(Source code of charts)

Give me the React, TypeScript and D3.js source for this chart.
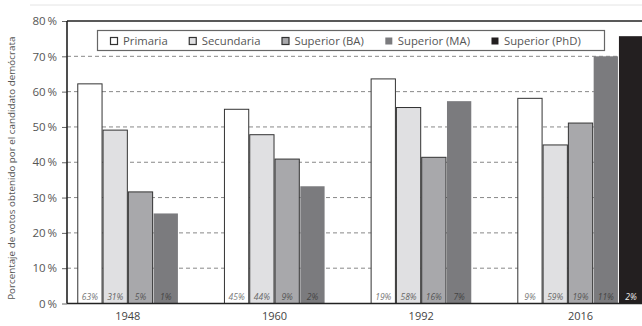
import { useEffect, useRef } from 'react';
import * as d3 from 'd3';

const years = ['1948', '1960', '1992', '2016'];
const seriesNames = ['Primaria', 'Secundaria', 'Superior (BA)', 'Superior (MA)', 'Superior (PhD)'];

// % de votos para el candidato demócrata por nivel educativo
const primaria = [62.2, 55.0, 63.6, 58.1];
const secundaria = [49.1, 47.8, 55.5, 44.9];
const superiorBA = [31.6, 40.9, 41.4, 51.1];
const superiorMA = [25.5, 33.2, 57.3, 70.0];
const superiorPhD = [null, null, null, 75.7];

// peso de cada grupo en la población (texto al pie de cada barra)
const sharePrimaria = ['63%', '45%', '19%', '9%'];
const shareSecundaria = ['31%', '44%', '58%', '59%'];
const shareBA = ['5%', '9%', '16%', '19%'];
const shareMA = ['1%', '2%', '7%', '11%'];
const sharePhD = [null, null, null, '2%'];

const yTicks = [0, 10, 20, 30, 40, 50, 60, 70, 80];

const fills = ['#ffffff', '#e0e0e2', '#a8a8ab', '#7b7b7e', '#231f20'];
const strokes = ['#333', '#333', '#333', 'none', 'none'];
const labelColors = ['#777', '#666', '#555', '#444', '#eee'];

export default function App() {
  const svgRef = useRef<SVGSVGElement>(null);

  useEffect(() => {
    if (!svgRef.current) return;
    const width = 642;
    const height = 326;
    const margin = { top: 21, left: 67, bottom: 22 };
    const plotRight = 654; // la imagen está recortada a la derecha

    const svg = d3.select(svgRef.current);
    svg.selectAll('*').remove();
    svg.attr('width', width).attr('height', height);

    const font = "'Open Sans', 'DejaVu Sans', sans-serif";
    const values = [primaria, secundaria, superiorBA, superiorMA, superiorPhD];
    const shares = [sharePrimaria, shareSecundaria, shareBA, shareMA, sharePhD];

    const y = d3.scaleLinear().domain([0, 80]).range([height - margin.bottom - 0.5, margin.top]);
    const x0 = d3.scaleBand().domain(years).range([margin.left, plotRight])
      .paddingInner(0.138).paddingOuter(0.07);
    const x1 = d3.scaleBand().domain(seriesNames).range([0, x0.bandwidth()]);

    // línea clara superior (borde de la página escaneada)
    svg.append('line')
      .attr('x1', 30).attr('x2', width).attr('y1', 5).attr('y2', 5)
      .attr('stroke', '#e4e4e4').attr('stroke-width', 1);

    // rejilla
    svg.append('g')
      .selectAll('line')
      .data(yTicks.filter(t => t > 0 && t < 80))
      .enter()
      .append('line')
      .attr('x1', margin.left).attr('x2', plotRight)
      .attr('y1', d => y(d)).attr('y2', d => y(d))
      .attr('stroke', '#888').attr('stroke-width', 1)
      .attr('stroke-dasharray', '4,3');

    // eje Y
    const yAxis = svg.append('g')
      .attr('transform', `translate(${margin.left},0)`)
      .call(d3.axisLeft(y).tickValues(yTicks).tickSize(5).tickPadding(5)
        .tickFormat(d => `${d}\u2009%`));
    yAxis.select('.domain').remove();
    yAxis.selectAll('line').attr('stroke', '#666');
    yAxis.selectAll('text')
      .style('font-family', font)
      .style('font-size', '11.5px')
      .attr('fill', '#555');

    // barras
    years.forEach((yr, i) => {
      const g = svg.append('g').attr('transform', `translate(${x0(yr)},0)`);
      seriesNames.forEach((s, j) => {
        const v = values[j][i];
        if (v == null) return;
        g.append('rect')
          .attr('x', (x1(s) as number) + 0.5)
          .attr('y', y(v))
          .attr('width', x1.bandwidth() - 1)
          .attr('height', y(0) - y(v))
          .attr('fill', fills[j])
          .attr('stroke', strokes[j])
          .attr('stroke-width', 1);
        const lab = shares[j][i];
        if (lab) {
          g.append('text')
            .attr('x', (x1(s) as number) + x1.bandwidth() / 2)
            .attr('y', y(0) - 4)
            .attr('text-anchor', 'middle')
            .style('font-family', font)
            .style('font-size', '8.5px')
            .style('font-style', 'italic')
            .attr('fill', labelColors[j])
            .text(lab);
        }
      });
      // etiqueta del año centrada en las barras presentes
      const present = seriesNames.filter((_, j) => values[j][i] != null);
      const cx = (x0(yr) as number) + (x1.bandwidth() * present.length) / 2;
      svg.append('text')
        .attr('x', cx)
        .attr('y', height - 6)
        .attr('text-anchor', 'middle')
        .style('font-family', font)
        .style('font-size', '11px')
        .attr('fill', '#444')
        .text(yr);
    });

    // marco: arriba, izquierda, abajo
    svg.append('line')
      .attr('x1', margin.left).attr('x2', width)
      .attr('y1', margin.top).attr('y2', margin.top)
      .attr('stroke', '#222').attr('stroke-width', 1.6);
    svg.append('line')
      .attr('x1', margin.left).attr('x2', margin.left)
      .attr('y1', margin.top).attr('y2', y(0))
      .attr('stroke', '#222').attr('stroke-width', 1.6);
    svg.append('line')
      .attr('x1', margin.left).attr('x2', width)
      .attr('y1', y(0)).attr('y2', y(0))
      .attr('stroke', '#222').attr('stroke-width', 1.6);

    // título eje Y
    svg.append('text')
      .attr('transform', `translate(15,${(margin.top + y(0)) / 2 + 6}) rotate(-90)`)
      .attr('text-anchor', 'middle')
      .style('font-family', font)
      .style('font-size', '9.8px')
      .attr('fill', '#555')
      .text('Porcentaje de votos obtenido por el candidato demócrata');

    // leyenda
    const legend = svg.append('g');
    legend.append('rect')
      .attr('x', 97.5).attr('y', 30.5).attr('width', 507).attr('height', 20)
      .attr('fill', '#fff').attr('stroke', '#666').attr('stroke-width', 1.2);
    let lx = 110;
    seriesNames.forEach((s, j) => {
      legend.append('rect')
        .attr('x', lx + 0.5).attr('y', 37.5).attr('width', 7).attr('height', 7)
        .attr('fill', fills[j])
        .attr('stroke', j < 3 ? '#333' : 'none').attr('stroke-width', 1.2);
      const t = legend.append('text')
        .attr('x', lx + 13)
        .attr('y', 45)
        .style('font-family', font)
        .style('font-size', '11.3px')
        .attr('fill', '#555')
        .text(s);
      const w = (t.node() as SVGTextElement).getComputedTextLength();
      lx += 13 + w + 21;
    });
  }, []);

  return (
    <svg ref={svgRef} style={{ position: 'absolute', left: 0, top: 0, display: 'block', background: '#fff' }} />
  );
}
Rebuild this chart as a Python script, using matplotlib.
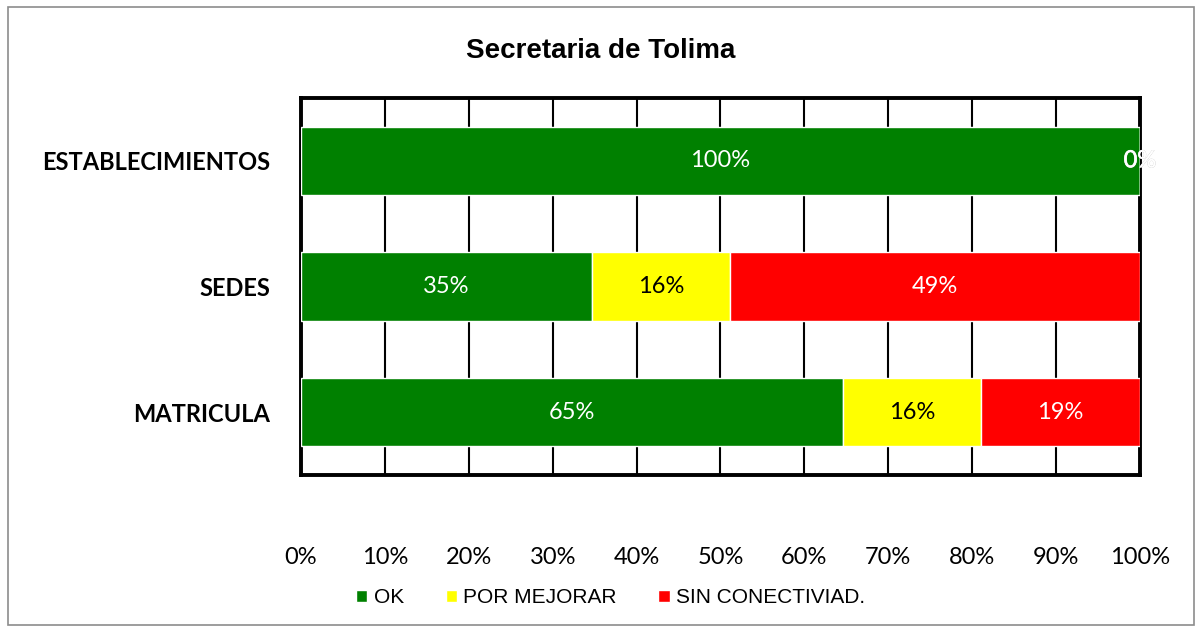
import numpy as np
import matplotlib.pyplot as plt
import matplotlib.patheffects as pe
from matplotlib.patches import Rectangle

categorias = ['ESTABLECIMIENTOS', 'SEDES', 'MATRICULA']
ok = [100.0, 34.7, 64.6]
por_mejorar = [0.0, 16.4, 16.5]
sin_conect = [0.0, 48.9, 18.9]
ticks = [0, 10, 20, 30, 40, 50, 60, 70, 80, 90, 100]

fig = plt.figure(figsize=(12.02, 6.32), dpi=100)
fig.patches.append(Rectangle((0.007, 0.011), 0.986, 0.978, transform=fig.transFigure,
                             fill=False, edgecolor='#8c8c8c', linewidth=1.2))
ax = fig.add_axes([0.2504, 0.2484, 0.698, 0.5966])

y = np.arange(len(categorias))
h = 0.544
series = [(ok, '#008000', 'OK', 'white'),
          (por_mejorar, '#ffff00', 'POR MEJORAR', 'black'),
          (sin_conect, '#ff0000', 'SIN CONECTIVIAD.', 'white')]
left = np.zeros(len(categorias))
for vals, col, lab, tcol in series:
    vals = np.array(vals)
    ax.barh(y, vals, left=left, height=h, color=col, edgecolor='white',
            linewidth=1, label=lab, zorder=3)
    for i, v in enumerate(vals):
        if v > 0:
            ax.text(left[i] + v / 2, y[i], f'{v:.0f}%', ha='center', va='center',
                    color=tcol, fontsize=17, family='Lato', zorder=4)
    left += vals

# etiqueta 0% al final de ESTABLECIMIENTOS
t = ax.text(100, 0, '0%', ha='center', va='center', color='white', fontsize=17,
            family='Lato', zorder=5)
t.set_path_effects([pe.withStroke(linewidth=0.5, foreground='#c8c8c8'), pe.Normal()])

ax.set_xlim(0, 100)
ax.set_ylim(2.5, -0.5)
ax.set_xticks(ticks)
ax.set_xticklabels([f'{v}%' for v in ticks], fontsize=17, family='Lato')
ax.set_yticks(y)
ax.set_yticklabels(categorias, fontsize=17, fontweight='bold', family='Lato')
ax.tick_params(axis='both', length=0)
ax.tick_params(axis='x', pad=52)
ax.tick_params(axis='y', pad=22)
ax.grid(axis='x', color='black', linewidth=1.5, zorder=1)
for s in ax.spines.values():
    s.set_linewidth(2.8)
    s.set_color('black')

fig.text(0.5, 0.92, 'Secretaria de Tolima', ha='center', va='center',
         fontsize=20, fontweight='bold', family='Liberation Sans')

leg = fig.legend(loc='center', bbox_to_anchor=(0.508, 0.054), ncol=3, frameon=False,
                 prop={'family': 'Liberation Sans', 'size': 15},
                 handlelength=0.55, handleheight=0.55, handletextpad=0.3, columnspacing=2.0)

fig.savefig('out.png', dpi=100)
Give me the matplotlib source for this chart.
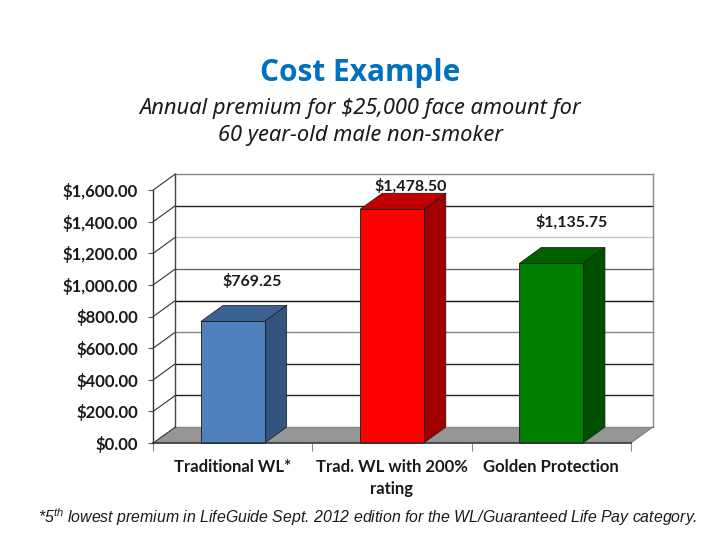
import matplotlib
matplotlib.use("Agg")
import matplotlib.pyplot as plt
from matplotlib.patches import Polygon

categories = ["Traditional WL*", "Trad. WL with 200%\nrating", "Golden Protection"]
values = [769.25, 1478.50, 1135.75]
value_labels = ["$769.25", "$1,478.50", "$1,135.75"]
y_ticks = [0, 200, 400, 600, 800, 1000, 1200, 1400, 1600]
y_tick_labels = ["$0.00", "$200.00", "$400.00", "$600.00", "$800.00",
                 "$1,000.00", "$1,200.00", "$1,400.00", "$1,600.00"]
front_colors = ["#4f81bd", "#ff0000", "#008000"]
top_colors = ["#3a6190", "#c00000", "#006000"]
side_colors = ["#33547c", "#a00000", "#005000"]
grid_colors = ["#888888", "#222222", "#222222", "#888888", "#111111", "#666666", "#c4c4c4", "#222222", "#888888"]

bar_width = 0.4
depth_x = 22 / 159.1    # 3d depth, category units
depth_y = 101           # 3d depth, dollars
label_font = "Lato"

plt.rcParams["mathtext.fontset"] = "custom"
plt.rcParams["mathtext.it"] = "Liberation Sans:italic"
plt.rcParams["mathtext.rm"] = "Liberation Sans:italic"
plt.rcParams["mathtext.default"] = "it"

fig = plt.figure(figsize=(7.2, 5.4), dpi=100)
ax = fig.add_axes([153.3 / 720, 97 / 540, 477.4 / 720, 253 / 540])
ax.set_xlim(0, 3)
ax.set_ylim(0, 1600)
for s in ax.spines.values():
    s.set_visible(False)
ax.patch.set_visible(False)

# floor
ax.add_patch(Polygon([(0, 0), (depth_x, depth_y), (3 + depth_x, depth_y), (3, 0)],
                     closed=True, fc="#969696", ec="none", clip_on=False, zorder=1))

# back wall and side wall grid
for t, c in zip(y_ticks, grid_colors):
    ax.plot([depth_x, 3 + depth_x], [t + depth_y, t + depth_y], color=c, lw=1, clip_on=False, zorder=2)
    ax.plot([0, depth_x], [t, t + depth_y], color="#333333", lw=0.8, clip_on=False, zorder=2)
ax.plot([depth_x, depth_x], [depth_y, 1600 + depth_y], color="#444444", lw=1, clip_on=False, zorder=2)
ax.plot([3 + depth_x, 3 + depth_x], [depth_y, 1600 + depth_y], color="#888888", lw=1, clip_on=False, zorder=2)
ax.plot([0, 0], [0, 1600], color="#333333", lw=1, clip_on=False, zorder=2)
ax.plot([0, 3], [0, 0], color="#333333", lw=1.2, clip_on=False, zorder=6)
ax.plot([3, 3 + depth_x], [0, depth_y], color="#777777", lw=0.8, clip_on=False, zorder=2)

# 3d bars
for i, v in enumerate(values):
    x0 = i + 0.5 - bar_width / 2
    x1 = x0 + bar_width
    ax.bar(x0, v, width=bar_width, align="edge", color=front_colors[i],
           edgecolor="#1a1a1a", linewidth=0.6, zorder=5, clip_on=False)
    ax.add_patch(Polygon([(x0, v), (x0 + depth_x, v + depth_y), (x1 + depth_x, v + depth_y), (x1, v)],
                         closed=True, fc=top_colors[i], ec="#1a1a1a", lw=0.5, clip_on=False, zorder=4))
    ax.add_patch(Polygon([(x1, 0), (x1 + depth_x, depth_y), (x1 + depth_x, v + depth_y), (x1, v)],
                         closed=True, fc=side_colors[i], ec="#1a1a1a", lw=0.5, clip_on=False, zorder=4))

# value labels
label_pos = [(252, 282), (411, 186), (572, 222)]
for (px, py), txt in zip(label_pos, value_labels):
    fig.text(px / 720, 1 - py / 540, txt, fontsize=11.5, fontweight="bold", family=label_font,
             color="#1a1a1a", ha="center", va="center")

ax.set_yticks(y_ticks)
ax.set_yticklabels(y_tick_labels, fontsize=12, fontweight="bold", family=label_font, color="#1a1a1a")
ax.tick_params(axis="y", length=3.6, width=0.8, color="#555555", pad=7.4)
ax.set_xticks([0, 1, 2, 3])
ax.set_xticklabels([])
ax.tick_params(axis="x", length=6, width=0.8, color="#888888")
for i, cat in enumerate(categories):
    ax.text(i + 0.5, -104, cat, fontsize=12, fontweight="bold", family=label_font,
            color="#1a1a1a", ha="center", va="top", linespacing=1.45, clip_on=False)

fig.text(360 / 720, 1 - 73 / 540, "Cost Example", fontsize=21.5, fontweight="bold",
         family="Open Sans", color="#0070c0", ha="center", va="center")
fig.text(360 / 720, 1 - 122 / 540, r"Annual premium for \$25,000 face amount for" + "\n60 year-old male non-smoker",
         fontsize=15.75, style="italic", family="Noto Sans", color="#1a1a1a",
         ha="center", va="center", linespacing=1.39)
fig.text(368 / 720, 1 - 517 / 540,
         r"*5$^{th}$ lowest premium in LifeGuide Sept. 2012 edition for the WL/Guaranteed Life Pay category.",
         fontsize=11.45, style="italic", family="Liberation Sans", color="#1a1a1a",
         ha="center", va="center")

fig.savefig("out.png", dpi=100)
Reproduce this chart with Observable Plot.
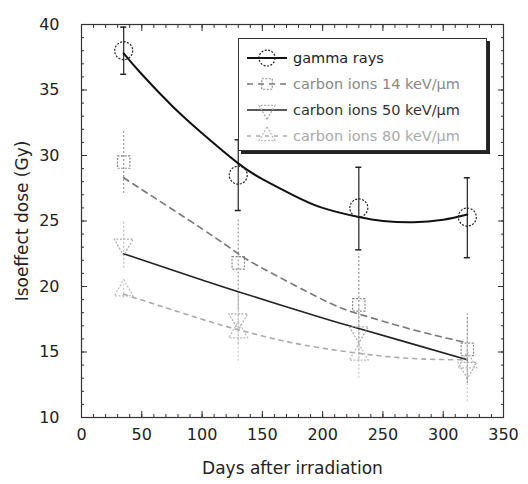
<!DOCTYPE html>
<html>
<head>
<meta charset="utf-8">
<script src="https://cdn.jsdelivr.net/npm/d3@7"></script>
<script src="https://cdn.jsdelivr.net/npm/@observablehq/plot@0.6"></script>
<style>
  html, body { margin: 0; padding: 0; background: #fff; }
  #wrap { position: relative; width: 528px; height: 484px; font-family: "DejaVu Sans", sans-serif; }
  #legend { position: absolute; left: 238px; top: 38px; width: 249px; height: 113px; background: #fff;
    border: 1px solid #333; box-shadow: 3px 3px 0 #222; box-sizing: border-box; padding-top: 6px; }
  .row { display: flex; align-items: center; height: 26px; font-size: 14.5px; }
  .row svg { margin-left: 6px; margin-right: 4px; }
</style>
</head>
<body>
<div id="wrap"><div id="chart"></div><div id="legend"></div></div>
<script>
// ---- data ----
const days = [35, 130, 230, 320];
const seriesNames = ["gamma rays", "carbon ions 14 keV/μm", "carbon ions 50 keV/μm", "carbon ions 80 keV/μm"];

const gammaDose = [38.0, 28.5, 26.0, 25.3];
const gammaLow  = [36.2, 25.8, 22.8, 22.2];
const gammaHigh = [39.8, 31.2, 29.1, 28.3];

const c14Dose = [29.5, 21.8, 18.6, 15.2];
const c14Low  = [27.1, 18.2, 14.8, 12.6];
const c14High = [31.9, 25.1, 22.5, 17.9];

const c50Dose = [23.2, 17.5, 16.5, 13.8];
const c50Low  = [21.4, 15.6, 14.4, 12.8];
const c50High = [25.0, 19.4, 18.6, 15.0];

const c80Dose = [19.7, 16.5, 14.8, 14.2];
const c80Low  = [19.1, 14.3, 13.0, 11.2];
const c80High = [20.3, 18.0, 16.6, 17.5];

// fitted curves
const gammaFitX = [35, 50, 75, 100, 130, 150, 175, 200, 230, 250, 275, 300, 320];
const gammaFitY = [37.8, 36.2, 33.8, 31.7, 29.4, 28.2, 27.0, 26.0, 25.3, 25.0, 24.9, 25.1, 25.5];
const c14FitX = [35, 50, 100, 130, 150, 200, 230, 275, 320];
const c14FitY = [28.3, 27.4, 24.4, 22.5, 21.4, 19.0, 17.9, 16.7, 15.7];
const c50FitX = [35, 100, 130, 200, 230, 275, 320];
const c50FitY = [22.5, 20.5, 19.6, 17.6, 16.8, 15.6, 14.4];
const c80FitX = [35, 100, 130, 175, 230, 275, 320];
const c80FitY = [19.4, 17.5, 16.7, 15.7, 14.9, 14.5, 14.4];

const xTicks = [0, 50, 100, 150, 200, 250, 300, 350];
const yTicks = [10, 15, 20, 25, 30, 35, 40];
const xMinor = d3.range(0, 351, 10);
const yMinor = d3.range(10, 41, 1);

// ---- styles ----
const styles = [
  {name: seriesNames[0], line: "#111", lineDash: null, marker: "#222", symbol: "circle", rotate: 0, bar: "#222", barDash: null, caps: true, text: "#222"},
  {name: seriesNames[1], line: "#777", lineDash: "6,5", marker: "#888", symbol: "square", rotate: 0, bar: "#999", barDash: "2,2", caps: false, text: "#888"},
  {name: seriesNames[2], line: "#222", lineDash: null, marker: "#aaa", symbol: "triangle", rotate: 180, bar: "#bbb", barDash: "2,2", caps: false, text: "#333"},
  {name: seriesNames[3], line: "#aaa", lineDash: "4,5", marker: "#bbb", symbol: "triangle", rotate: 0, bar: "#ccc", barDash: "2,2", caps: false, text: "#aaa"}
];
const doses = [gammaDose, c14Dose, c50Dose, c80Dose];
const lows = [gammaLow, c14Low, c50Low, c80Low];
const highs = [gammaHigh, c14High, c50High, c80High];
const fitsX = [gammaFitX, c14FitX, c50FitX, c80FitX];
const fitsY = [gammaFitY, c14FitY, c50FitY, c80FitY];

const marks = [];
const blank = () => "";

// axes (inward ticks on all four sides)
marks.push(Plot.axisX(xMinor, {anchor: "bottom", tickSize: -3, tickFormat: blank, stroke: "#333", label: null}));
marks.push(Plot.axisX(xMinor, {anchor: "top", tickSize: -3, tickFormat: blank, stroke: "#333", label: null}));
marks.push(Plot.axisX(xTicks, {anchor: "bottom", tickSize: -6, tickPadding: 17, fontSize: 16, stroke: "#333", fill: "#222", label: null}));
marks.push(Plot.axisX(xTicks, {anchor: "top", tickSize: -6, tickFormat: blank, stroke: "#333", label: null}));
marks.push(Plot.axisY(yMinor, {anchor: "left", tickSize: -3, tickFormat: blank, stroke: "#333", label: null}));
marks.push(Plot.axisY(yMinor, {anchor: "right", tickSize: -3, tickFormat: blank, stroke: "#333", label: null}));
marks.push(Plot.axisY(yTicks, {anchor: "left", tickSize: -6, tickPadding: 28, fontSize: 16, stroke: "#333", fill: "#222", label: null}));
marks.push(Plot.axisY(yTicks, {anchor: "right", tickSize: -6, tickFormat: blank, stroke: "#333", label: null}));
marks.push(Plot.frame({stroke: "#333", strokeWidth: 1.2}));

// error bars
styles.forEach((s, k) => {
  const rows = days.map((d, i) => ({x: d, lo: lows[k][i], hi: highs[k][i]}));
  marks.push(Plot.ruleX(rows, {x: "x", y1: "lo", y2: "hi", stroke: s.bar, strokeDasharray: s.barDash, strokeWidth: 1.2}));
  if (s.caps) {
    marks.push(Plot.ruleY(rows, {y: "lo", x1: d => d.x - 2.5, x2: d => d.x + 2.5, stroke: s.bar, strokeWidth: 1.5}));
    marks.push(Plot.ruleY(rows, {y: "hi", x1: d => d.x - 2.5, x2: d => d.x + 2.5, stroke: s.bar, strokeWidth: 1.5}));
  }
});
// fit lines
styles.forEach((s, k) => {
  const rows = fitsX[k].map((x, i) => ({x, y: fitsY[k][i]}));
  marks.push(Plot.line(rows, {x: "x", y: "y", curve: "natural", stroke: s.line, strokeWidth: k === 0 ? 2 : 1.6, strokeDasharray: s.lineDash}));
});
// markers
styles.forEach((s, k) => {
  const rows = days.map((d, i) => ({x: d, y: doses[k][i]}));
  marks.push(Plot.dot(rows, {x: "x", y: "y", symbol: () => s.symbol, r: k === 0 ? 9 : 7, rotate: s.rotate,
    stroke: s.marker, strokeWidth: 1.2, strokeDasharray: "2,1.5", fill: "none"}));
});

const chart = Plot.plot({
  width: 528, height: 484,
  marginLeft: 81, marginRight: 25, marginTop: 24, marginBottom: 67,
  style: {fontFamily: "DejaVu Sans, sans-serif", background: "#fff"},
  x: {domain: [0, 350], axis: null},
  y: {domain: [10, 40], axis: null},
  symbol: {type: "identity"},
  marks: [
    ...marks,
    Plot.axisX({anchor: "bottom", ticks: [], tickSize: 0, label: "Days after irradiation", labelAnchor: "center", labelOffset: 56, labelArrow: "none", fontSize: 17, fill: "#222"}),
    Plot.axisY({anchor: "left", ticks: [], tickSize: 0, label: "Isoeffect dose (Gy)", labelAnchor: "center", labelOffset: 66, labelArrow: "none", fontSize: 17, fill: "#222"})
  ]
});
document.getElementById("chart").appendChild(chart);

// legend
const legend = d3.select("#legend");
styles.forEach((s, k) => {
  const row = legend.append("div").attr("class", "row");
  const svg = row.append("svg").attr("width", 44).attr("height", 24);
  svg.append("line").attr("x1", 2).attr("x2", 42).attr("y1", 12).attr("y2", 12)
    .attr("stroke", s.line).attr("stroke-width", k === 0 ? 2 : 1.6).attr("stroke-dasharray", s.lineDash);
  const sym = d3.symbol(s.symbol === "circle" ? d3.symbolCircle : s.symbol === "square" ? d3.symbolSquare : d3.symbolTriangle, k === 0 ? 200 : 110);
  svg.append("path").attr("d", sym()).attr("transform", `translate(22,12) rotate(${s.rotate})`)
    .attr("fill", "none").attr("stroke", s.marker).attr("stroke-width", 1.2).attr("stroke-dasharray", "2,1.5");
  row.append("span").text(s.name).style("color", s.text);
});
</script>
</body>
</html>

#### GIVEN PROBLEM
Working from the entries above, reproduce exactly and only the lines beginning with the line that has "Give me the matplotlib source for this chart." and ending with the line that has "from matplotlib.patches import Polygon"; omit all pictures.

#### WRITTEN SOLUTION
Give me the matplotlib source for this chart.
import matplotlib
matplotlib.use("Agg")
import matplotlib.pyplot as plt
from matplotlib.patches import Polygon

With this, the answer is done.